:: Description of the task ::
Which lines below hold the word "this"? Report each one.

### Given data ###

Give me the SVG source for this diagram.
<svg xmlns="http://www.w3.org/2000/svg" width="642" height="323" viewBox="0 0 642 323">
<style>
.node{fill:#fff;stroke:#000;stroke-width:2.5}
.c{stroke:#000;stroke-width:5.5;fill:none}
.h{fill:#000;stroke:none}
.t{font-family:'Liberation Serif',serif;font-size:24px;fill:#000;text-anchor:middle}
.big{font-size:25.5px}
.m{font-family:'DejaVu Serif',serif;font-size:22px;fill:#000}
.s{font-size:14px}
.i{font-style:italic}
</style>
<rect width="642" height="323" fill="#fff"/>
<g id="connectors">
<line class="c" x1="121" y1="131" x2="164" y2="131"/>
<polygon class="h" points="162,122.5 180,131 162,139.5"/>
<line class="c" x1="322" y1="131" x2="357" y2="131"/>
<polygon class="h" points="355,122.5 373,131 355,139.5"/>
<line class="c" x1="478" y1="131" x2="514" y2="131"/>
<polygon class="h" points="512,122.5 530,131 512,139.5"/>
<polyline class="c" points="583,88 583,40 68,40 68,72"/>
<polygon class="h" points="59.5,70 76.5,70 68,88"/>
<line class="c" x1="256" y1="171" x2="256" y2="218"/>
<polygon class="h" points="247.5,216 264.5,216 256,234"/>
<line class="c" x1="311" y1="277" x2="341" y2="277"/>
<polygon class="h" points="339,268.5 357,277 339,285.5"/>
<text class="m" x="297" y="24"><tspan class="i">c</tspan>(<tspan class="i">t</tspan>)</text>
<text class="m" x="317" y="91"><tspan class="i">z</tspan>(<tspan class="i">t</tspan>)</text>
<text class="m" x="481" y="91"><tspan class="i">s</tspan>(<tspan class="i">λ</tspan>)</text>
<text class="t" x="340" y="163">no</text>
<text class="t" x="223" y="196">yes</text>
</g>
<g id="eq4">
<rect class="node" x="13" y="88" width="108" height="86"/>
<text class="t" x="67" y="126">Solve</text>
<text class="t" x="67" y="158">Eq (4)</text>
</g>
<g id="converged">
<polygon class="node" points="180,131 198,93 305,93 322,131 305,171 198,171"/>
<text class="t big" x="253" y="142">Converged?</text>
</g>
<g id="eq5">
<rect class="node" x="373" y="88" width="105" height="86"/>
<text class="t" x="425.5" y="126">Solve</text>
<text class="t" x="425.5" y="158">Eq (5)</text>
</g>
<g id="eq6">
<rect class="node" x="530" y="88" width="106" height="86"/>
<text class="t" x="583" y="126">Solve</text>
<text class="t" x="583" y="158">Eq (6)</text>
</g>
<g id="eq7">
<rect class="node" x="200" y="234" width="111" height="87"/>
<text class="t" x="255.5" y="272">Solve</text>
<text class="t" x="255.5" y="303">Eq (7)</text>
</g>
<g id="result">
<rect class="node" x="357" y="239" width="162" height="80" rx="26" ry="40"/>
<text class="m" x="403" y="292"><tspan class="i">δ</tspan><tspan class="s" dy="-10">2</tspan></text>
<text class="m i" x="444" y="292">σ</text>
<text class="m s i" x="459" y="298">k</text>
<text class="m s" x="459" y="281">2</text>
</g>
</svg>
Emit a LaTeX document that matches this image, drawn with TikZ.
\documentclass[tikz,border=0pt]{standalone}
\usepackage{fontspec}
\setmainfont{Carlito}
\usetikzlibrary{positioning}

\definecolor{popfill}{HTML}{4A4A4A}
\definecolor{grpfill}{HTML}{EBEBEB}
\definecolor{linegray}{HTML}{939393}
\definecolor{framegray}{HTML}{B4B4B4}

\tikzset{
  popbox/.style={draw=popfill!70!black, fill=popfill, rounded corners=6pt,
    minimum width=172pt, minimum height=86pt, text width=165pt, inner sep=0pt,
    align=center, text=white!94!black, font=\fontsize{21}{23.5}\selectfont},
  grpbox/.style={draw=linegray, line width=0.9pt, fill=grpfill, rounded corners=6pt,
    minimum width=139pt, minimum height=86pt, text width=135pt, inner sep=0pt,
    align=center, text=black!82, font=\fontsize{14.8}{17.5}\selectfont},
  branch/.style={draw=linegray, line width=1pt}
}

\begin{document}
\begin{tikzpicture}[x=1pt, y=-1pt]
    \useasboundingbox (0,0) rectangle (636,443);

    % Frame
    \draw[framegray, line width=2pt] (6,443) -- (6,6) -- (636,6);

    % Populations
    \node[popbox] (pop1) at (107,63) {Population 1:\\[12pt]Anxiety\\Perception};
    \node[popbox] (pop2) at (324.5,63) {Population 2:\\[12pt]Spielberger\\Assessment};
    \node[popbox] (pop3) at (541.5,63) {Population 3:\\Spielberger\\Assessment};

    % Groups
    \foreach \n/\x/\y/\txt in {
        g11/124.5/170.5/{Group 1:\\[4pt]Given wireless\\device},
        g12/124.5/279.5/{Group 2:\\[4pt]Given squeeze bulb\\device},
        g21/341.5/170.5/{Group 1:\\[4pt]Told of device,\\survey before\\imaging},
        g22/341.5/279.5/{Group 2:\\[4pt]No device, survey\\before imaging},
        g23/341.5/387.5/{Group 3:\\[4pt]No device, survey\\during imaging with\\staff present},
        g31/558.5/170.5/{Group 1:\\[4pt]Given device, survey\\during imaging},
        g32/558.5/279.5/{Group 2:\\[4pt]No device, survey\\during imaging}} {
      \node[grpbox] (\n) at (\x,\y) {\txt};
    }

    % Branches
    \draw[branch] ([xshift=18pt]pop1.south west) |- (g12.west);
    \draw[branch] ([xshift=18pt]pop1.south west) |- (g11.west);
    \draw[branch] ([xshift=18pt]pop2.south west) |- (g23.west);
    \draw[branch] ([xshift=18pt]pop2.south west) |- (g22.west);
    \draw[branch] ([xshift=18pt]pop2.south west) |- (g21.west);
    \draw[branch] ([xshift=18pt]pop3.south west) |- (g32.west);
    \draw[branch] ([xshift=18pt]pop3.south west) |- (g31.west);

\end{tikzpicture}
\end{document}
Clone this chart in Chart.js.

###

:: Response to the exercise ::
Give me the SVG source for this diagram.
Emit a LaTeX document that matches this image, drawn with TikZ.
Clone this chart in Chart.js.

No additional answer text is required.